→ **REQUIREMENTS**
Retype the opening lines of the data exactly, stopping after the line that contains "from matplotlib.ticker import FuncFormatter". Skip every picture.
((
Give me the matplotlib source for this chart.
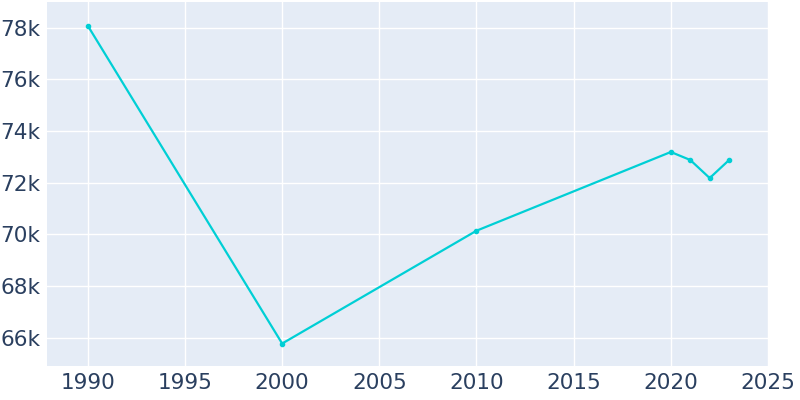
import matplotlib
matplotlib.use("Agg")
import matplotlib.pyplot as plt
from matplotlib.ticker import FuncFormatter

years = [1990, 2000, 2010, 2020, 2021, 2022, 2023]
population = [78080, 65770, 70140, 73190, 72880, 72180, 72880]

fig = plt.figure(figsize=(8, 4), dpi=100)
ax = fig.add_axes([47/800, 34/400, (768-47)/800, (366-2)/400])
ax.set_facecolor("#e5ecf6")
ax.plot(years, population, color="#00cfd5", lw=1.6, marker="o", ms=3)
ax.set_xlim(1987.9, 2025)
ax.set_ylim(64900, 79000)
ax.set_xticks(range(1990, 2026, 5))
ax.set_yticks(range(66000, 78001, 2000))
ax.yaxis.set_major_formatter(FuncFormatter(lambda v, p: f"{int(v/1000)}k"))
ax.grid(color="white", lw=1)
ax.set_axisbelow(True)
for s in ax.spines.values():
    s.set_visible(False)
ax.tick_params(length=0, labelsize=15.5, colors="#2a3f5f", pad=5)
fig.savefig("out.png")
))
→ **EXERCISE ANSWER**
Give me the matplotlib source for this chart.
import matplotlib
matplotlib.use("Agg")
import matplotlib.pyplot as plt
from matplotlib.ticker import FuncFormatter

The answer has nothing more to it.